P2P-Loc: Point to Point Tiny Person Localization
This addresses the annotation cost issue for researchers and practitioners in computer vision, particularly for applications like tiny person localization where bounding boxes are redundant, though it is an incremental improvement over existing point-based methods.
The paper tackles the problem of expensive bounding-box annotation for tiny person localization by proposing a point-based framework that uses coarse point annotations, achieving comparable localization performance while saving up to 80% of annotation cost.

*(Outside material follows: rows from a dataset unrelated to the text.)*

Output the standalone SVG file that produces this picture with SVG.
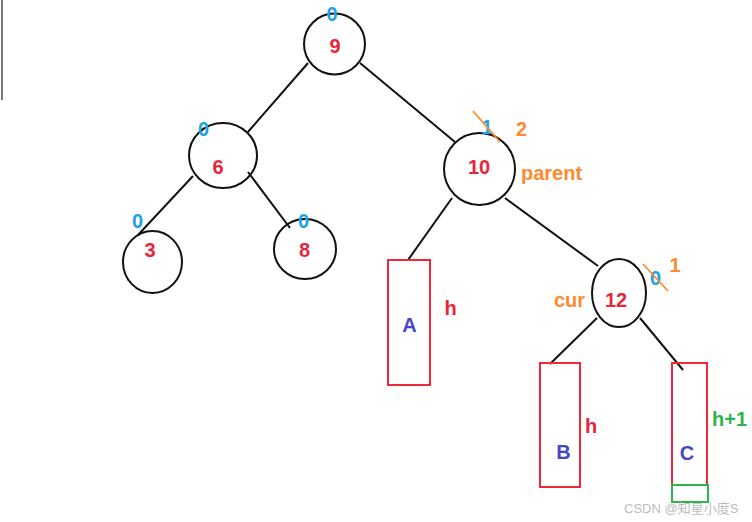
<svg xmlns="http://www.w3.org/2000/svg" width="752" height="522" viewBox="0 0 752 522">
<style>
.n{fill:none;stroke:#111;stroke-width:2}
.e{stroke:#111;stroke-width:2;fill:none}
.box{fill:none;stroke:#ee2a3a;stroke-width:2}
.t{font-family:"Liberation Sans",Arial,sans-serif;font-weight:bold;font-size:20px;text-anchor:middle}
.red{fill:#e8253a}
.blue{fill:#1ea3e6}
.org{fill:#ff8a2e}
.pur{fill:#4646c8}
.grn{fill:#2bb54a}
.strike{stroke:#ff8a2e;stroke-width:1.8}
</style>
<rect width="752" height="522" fill="#fff"/>
<line x1="2" y1="0" x2="2" y2="100" stroke="#777" stroke-width="2"/>
<g id="connectors">
<line class="e" x1="308" y1="63" x2="247" y2="133"/>
<line class="e" x1="360" y1="63" x2="455" y2="142"/>
<line class="e" x1="193" y1="176" x2="138" y2="235"/>
<line class="e" x1="248" y1="172" x2="290" y2="228"/>
<line class="e" x1="452" y1="198" x2="408" y2="260"/>
<line class="e" x1="505" y1="198" x2="598" y2="266"/>
<line class="e" x1="597" y1="318" x2="550" y2="364"/>
<line class="e" x1="640" y1="318" x2="683" y2="370"/>
</g>
<g id="node9">
<circle class="n" cx="334.5" cy="44" r="30.5"/>
<text class="t red" x="335" y="53">9</text>
<text class="t blue" x="332" y="21">0</text>
</g>
<g id="node6">
<ellipse class="n" cx="223" cy="155.5" rx="34" ry="32.5"/>
<text class="t red" x="218" y="174">6</text>
<text class="t blue" x="203.5" y="136">0</text>
</g>
<g id="node3">
<ellipse class="n" cx="152.5" cy="262" rx="29.5" ry="31"/>
<text class="t red" x="150" y="257">3</text>
<text class="t blue" x="137.5" y="228">0</text>
</g>
<g id="node8">
<ellipse class="n" cx="305" cy="249" rx="31" ry="30"/>
<text class="t red" x="304.5" y="257">8</text>
<text class="t blue" x="303.5" y="228">0</text>
</g>
<g id="node10">
<ellipse class="n" cx="479.5" cy="169" rx="35.5" ry="36"/>
<text class="t red" x="479" y="174">10</text>
<text class="t blue" x="487" y="134">1</text>
<line class="strike" x1="473" y1="111" x2="500" y2="142"/>
<text class="t org" x="521.5" y="136">2</text>
<text class="t org" x="521" y="180" style="text-anchor:start">parent</text>
</g>
<g id="node12">
<ellipse class="n" cx="619" cy="293" rx="27" ry="34"/>
<text class="t red" x="616" y="307">12</text>
<text class="t org" x="569.5" y="307">cur</text>
<text class="t blue" x="655.5" y="285">0</text>
<line class="strike" x1="643" y1="264" x2="668" y2="291"/>
<text class="t org" x="675" y="272">1</text>
</g>
<g id="subtreeA">
<rect class="box" x="388" y="260" width="42" height="125"/>
<text class="t pur" x="409.5" y="332">A</text>
<text class="t red" x="450.5" y="315">h</text>
</g>
<g id="subtreeB">
<rect class="box" x="540" y="363" width="40" height="124"/>
<text class="t pur" x="563.5" y="459">B</text>
<text class="t red" x="591" y="433">h</text>
</g>
<g id="subtreeC">
<rect class="box" x="672" y="363" width="35" height="122"/>
<text class="t pur" x="687" y="460">C</text>
<rect x="672" y="485" width="36" height="17" fill="none" stroke="#2bb54a" stroke-width="2"/>
<text class="t grn" x="712" y="426" style="text-anchor:start">h+1</text>
</g>
<text x="624" y="513" font-family="'Liberation Sans','Noto Sans CJK SC',sans-serif" font-size="13" fill="#bdbdbd">CSDN @知星小度S</text>
</svg>
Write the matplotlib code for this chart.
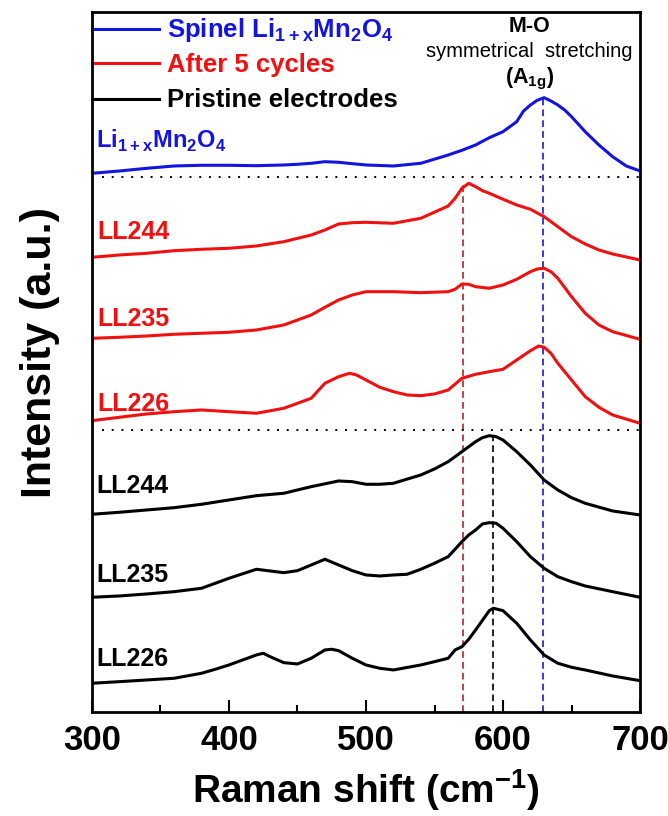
import matplotlib
matplotlib.use('Agg')
import matplotlib.pyplot as plt

plt.rcParams['font.family'] = ['Liberation Sans', 'DejaVu Sans']
plt.rcParams['mathtext.fontset'] = 'custom'
plt.rcParams['mathtext.rm'] = 'Liberation Sans'
plt.rcParams['mathtext.bf'] = 'Liberation Sans:bold'

# Raman shift (cm-1) and stacked intensities (a.u.)
x_spinel = [300, 320, 340, 360, 380, 400, 420, 440, 450, 460, 470, 480, 490, 500, 520, 540, 560, 570, 580, 590, 600, 610, 615, 620, 625, 630, 635, 640, 645, 650, 660, 670, 680, 690, 700]
y_spinel = [538.7, 541, 543.7, 546, 546.7, 546.7, 546.3, 547, 547.7, 548.7, 550.3, 549.7, 548.3, 547, 546, 548.7, 557, 561.7, 567, 574.3, 580.3, 590.3, 601, 607, 611.7, 614.3, 611, 607, 602, 595.3, 580.3, 567, 555.3, 546, 541]

x_c244 = [300, 320, 340, 360, 380, 400, 420, 440, 460, 470, 480, 490, 500, 520, 540, 560, 565, 570, 575, 580, 585, 590, 600, 610, 620, 630, 640, 650, 660, 670, 680, 700]
y_c244 = [454.7, 457, 458.7, 461.3, 462.7, 463.7, 466, 470.3, 477, 482, 488, 489.3, 489.7, 488.7, 493.7, 506, 513.7, 523.7, 528.7, 525.3, 521.3, 518.7, 512.7, 507, 502.7, 495.3, 485.3, 475.3, 468, 462, 458, 452]

x_c235 = [300, 320, 340, 360, 380, 400, 420, 440, 460, 470, 480, 490, 500, 520, 540, 560, 565, 570, 575, 580, 590, 600, 610, 620, 625, 630, 635, 640, 650, 660, 670, 680, 700]
y_c235 = [373.7, 374.7, 376, 377.7, 378.7, 379.7, 382, 387, 397, 404.7, 412, 417, 420.3, 420.3, 419.3, 420.3, 422.7, 428, 427.7, 425.3, 423.7, 427, 432.7, 440.3, 443, 443.7, 440.3, 433.7, 415.3, 398.7, 387, 380.3, 372.7]

x_c226 = [300, 320, 340, 360, 380, 400, 420, 440, 460, 470, 480, 488, 493, 500, 510, 520, 530, 540, 550, 560, 570, 580, 590, 600, 610, 620, 626, 630, 635, 640, 645, 650, 660, 670, 680, 700]
y_c226 = [291.3, 294.7, 298, 300.3, 302, 300.3, 298.7, 303.7, 313.7, 328.7, 335.3, 338.7, 337, 332, 324.7, 320.3, 317, 316.3, 318, 322, 333.7, 337.7, 340.3, 342.7, 352, 361.3, 366, 364.7, 358.7, 348.7, 340.3, 332, 315.3, 304.7, 297, 288.7]

x_p244 = [300, 320, 340, 360, 380, 400, 420, 440, 460, 480, 490, 500, 510, 520, 540, 550, 560, 565, 570, 575, 580, 585, 590, 595, 600, 610, 620, 630, 640, 650, 660, 680, 700]
y_p244 = [197.7, 199.7, 202, 204.3, 207.7, 212, 216.3, 218.7, 225.3, 231, 230.3, 227.7, 227.7, 228.7, 237, 243, 250.3, 255.3, 260.3, 265.3, 270.3, 274.3, 276.3, 275.3, 272, 260.3, 247, 232, 222, 214.3, 208.7, 201, 197]

x_p235 = [300, 320, 340, 360, 380, 400, 420, 430, 440, 450, 460, 470, 480, 490, 500, 510, 520, 530, 540, 550, 560, 565, 570, 575, 580, 585, 590, 595, 600, 610, 620, 630, 640, 650, 660, 680, 700]
y_p235 = [114.7, 116, 118, 120.3, 123.7, 133.7, 142.7, 141, 139.3, 141.3, 147, 152.7, 147, 141.3, 137, 136, 137, 137.7, 142.7, 148.7, 155.3, 162.7, 170.3, 177, 182, 188, 189.3, 188.7, 183.7, 170.3, 155.3, 143.7, 135.3, 130.3, 126, 120.3, 114.7]

x_p226 = [300, 320, 340, 360, 380, 390, 400, 410, 420, 425, 430, 440, 450, 460, 470, 475, 480, 490, 500, 510, 520, 540, 550, 560, 565, 570, 575, 580, 590, 593, 600, 610, 620, 630, 640, 650, 660, 680, 700]
y_p226 = [28.7, 30.3, 32, 33.7, 38.7, 42.7, 47, 52, 57, 58.7, 55.3, 49.3, 48, 53.7, 62, 62.7, 61.3, 53.7, 47, 43.7, 42, 47, 50.3, 53.7, 62, 65.3, 72.7, 82, 101.3, 103.7, 101.3, 88.7, 72, 57, 48.7, 44.7, 42, 36, 31.3]

blue = '#1414e0'
red = '#f01010'

fig = plt.figure(figsize=(6.68, 8.16), dpi=100)
ax = fig.add_axes([0.1377, 0.1275, 0.8204, 0.8578])

# guide lines
ax.plot([629, 629], [0, 614.3], color='#1a1acc', ls=(0, (4, 2.5)), lw=1.2)
ax.plot([571, 571], [0, 528.7], color='#b22222', ls=(0, (4, 2.5)), lw=1.2)
ax.plot([593, 593], [0, 276.3], color='black', ls=(0, (4, 2.5)), lw=1.2)
ax.plot([307, 700], [535, 535], color='black', ls=(0, (1, 4)), lw=1.4)
ax.plot([307, 700], [282, 282], color='black', ls=(0, (1, 4)), lw=1.4)

ax.plot(x_spinel, y_spinel, color=blue, lw=2.2)
for xs, ys in [(x_c244, y_c244), (x_c235, y_c235), (x_c226, y_c226)]:
    ax.plot(xs, ys, color=red, lw=2.2)
for xs, ys in [(x_p244, y_p244), (x_p235, y_p235), (x_p226, y_p226)]:
    ax.plot(xs, ys, color='black', lw=2.2)

ax.set_xlim(300, 700)
ax.set_ylim(0, 700)
ax.set_yticks([])
ax.set_xticks([300, 400, 500, 600, 700])
ax.set_xticks([350, 450, 550, 650], minor=True)
ax.tick_params(axis='x', which='major', direction='in', length=9, width=1.5, labelsize=25, pad=9)
ax.tick_params(axis='x', which='minor', direction='in', length=5, width=1.5)
for lab in ax.get_xticklabels():
    lab.set_fontweight('bold')
for sp in ax.spines.values():
    sp.set_linewidth(2)

fig.text(366 / 668, 1 - 803 / 816, 'Raman shift (cm$^{\\mathbf{-1}}$)', fontsize=28, fontweight='bold',
         ha='center', va='baseline')
fig.text(40 / 668, 1 - 352 / 816, 'Intensity (a.u.)', fontsize=31, fontweight='bold',
         ha='center', va='center', rotation=90)

# legend-like entries
leg = [('Spinel Li$_{\\mathbf{1+x}}$Mn$_{\\mathbf{2}}$O$_{\\mathbf{4}}$', blue, 683, 675),
       ('After 5 cycles', red, 649, 640),
       ('Pristine electrodes', 'black', 613, 605)]
for txt, c, yl, yt in leg:
    ax.plot([300, 349], [yl, yl], color=c, lw=2.2, clip_on=False)
    ax.text(355, yt, txt, color=c, fontsize=18.5, fontweight='bold', va='baseline')

# curve labels
ax.text(303, 564, 'Li$_{\\mathbf{1+x}}$Mn$_{\\mathbf{2}}$O$_{\\mathbf{4}}$', color=blue, fontsize=17, fontweight='bold', va='baseline')
for lbl, yy in [('LL244', 473), ('LL235', 386), ('LL226', 301)]:
    ax.text(304, yy, lbl, color=red, fontsize=18, fontweight='bold', va='baseline')
for lbl, yy in [('LL244', 219), ('LL235', 130), ('LL226', 46)]:
    ax.text(303, yy, lbl, color='black', fontsize=18, fontweight='bold', va='baseline')

ax.text(619, 680, 'M-O', fontsize=15.5, fontweight='bold', ha='center', va='baseline')
ax.text(619, 655, 'symmetrical  stretching', fontsize=14.5, ha='center', va='baseline')
ax.text(619, 629, '(A$_{\\mathbf{1g}}$)', fontsize=15.5, fontweight='bold', ha='center', va='baseline')

fig.savefig('out.png', dpi=100)
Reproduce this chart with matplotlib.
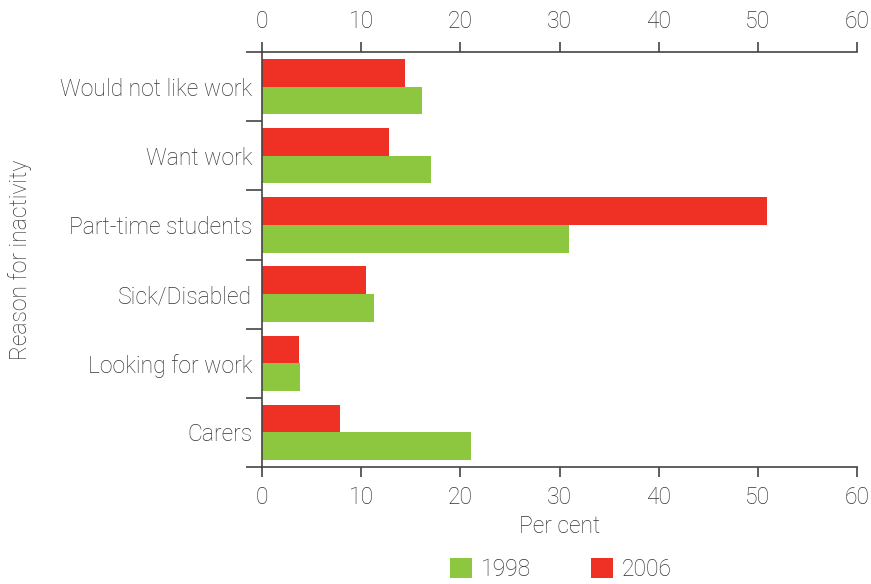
import numpy as np
import matplotlib
matplotlib.use("Agg")
import matplotlib.pyplot as plt

reasons = ["Would not like work", "Want work", "Part-time students",
           "Sick/Disabled", "Looking for work", "Carers"]
vals_1998 = [16.1, 17.0, 31.0, 11.3, 3.8, 21.1]
vals_2006 = [14.4, 12.8, 50.9, 10.5, 3.7, 7.9]

green = "#8DC63F"
red = "#EE3124"
txt = "#333333"

plt.rcParams["font.family"] = ["Roboto", "DejaVu Sans"]
plt.rcParams["font.weight"] = "light"
plt.rcParams["axes.labelweight"] = "light"
fs = 16.5

fig = plt.figure(figsize=(8.71, 5.84), dpi=100)
ax = fig.add_axes([262 / 871, 1 - 467 / 584, (857 - 262) / 871, (467 - 52) / 584])

y = np.arange(len(reasons))
h = 0.4
ax.barh(y + h / 2, vals_1998, height=h, color=green, label="1998")
ax.barh(y - h / 2, vals_2006, height=h, color=red, label="2006")

ax.set_ylim(len(reasons) - 0.5, -0.5)
ax.set_xlim(0, 60)
ax.set_xticks(range(0, 61, 10))
ax.set_yticks(y)
ax.set_yticklabels(reasons, fontsize=fs, color=txt)
ax.set_yticks(np.arange(-0.5, len(reasons)), minor=True)
ax.tick_params(axis="y", which="major", length=0, pad=7)
ax.tick_params(axis="y", which="minor", length=11.5, width=1.2, color="#444444")
ax.tick_params(axis="x", which="major", top=True, labeltop=True, length=7,
               width=1.2, color="#444444", labelsize=fs, labelcolor=txt, pad=7)

for s in ["top", "bottom", "left"]:
    ax.spines[s].set_linewidth(1.2)
    ax.spines[s].set_color("#444444")
ax.spines["right"].set_visible(False)

ax.set_xlabel("Per cent", fontsize=fs, color=txt, labelpad=4, fontweight="light")
ax.set_ylabel("Reason for inactivity", fontsize=fs, color=txt, labelpad=20,
              fontweight="light")

handles, labels = ax.get_legend_handles_labels()
fig.legend(handles, labels, loc="center", bbox_to_anchor=(561 / 871, 1 - 569 / 584),
           ncol=2, frameon=False, fontsize=fs, handlelength=0.95, handleheight=0.95,
           columnspacing=2.6, handletextpad=0.4, labelcolor=txt, borderpad=0)

fig.savefig("out.png", dpi=100)
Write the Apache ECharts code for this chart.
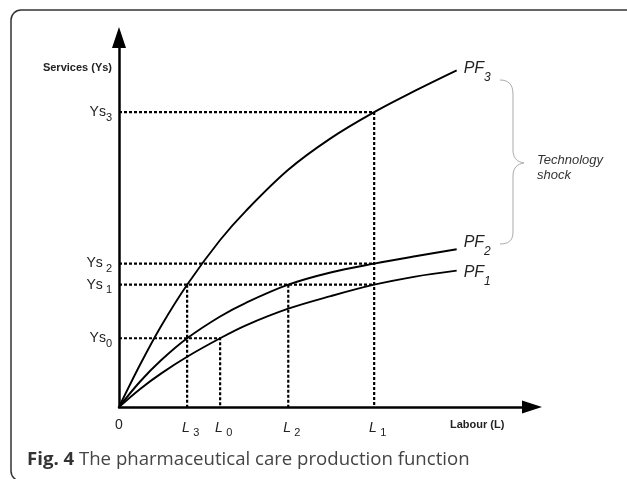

Bounding-box annotation form has been the most frequently used method for visual object localization tasks. However, bounding-box annotation relies on a large amount of precisely annotating bounding boxes, and it is expensive and laborious. It is impossible to be employed in practical scenarios and even redundant for some applications (such as tiny person localization) that the size would not matter. Therefore, we propose a novel point-based framework for the person localization task by annotating each person as a coarse point (CoarsePoint) instead of an accurate bounding box that can be any point within the object extent. Then, the network predicts the person's location as a 2D coordinate in the image. Although this greatly simplifies the data annotation pipeline, the CoarsePoint annotation inevitably decreases label reliability (label uncertainty) and causes network confusion during training. As a result, we propose a point self-refinement approach that iteratively updates point annotations in a self-paced way. The proposed refinement system alleviates the label uncertainty and progressively improves localization performance. Experimental results show that our approach has achieved comparable object localization performance while saving up to 80$\%$ of annotation cost.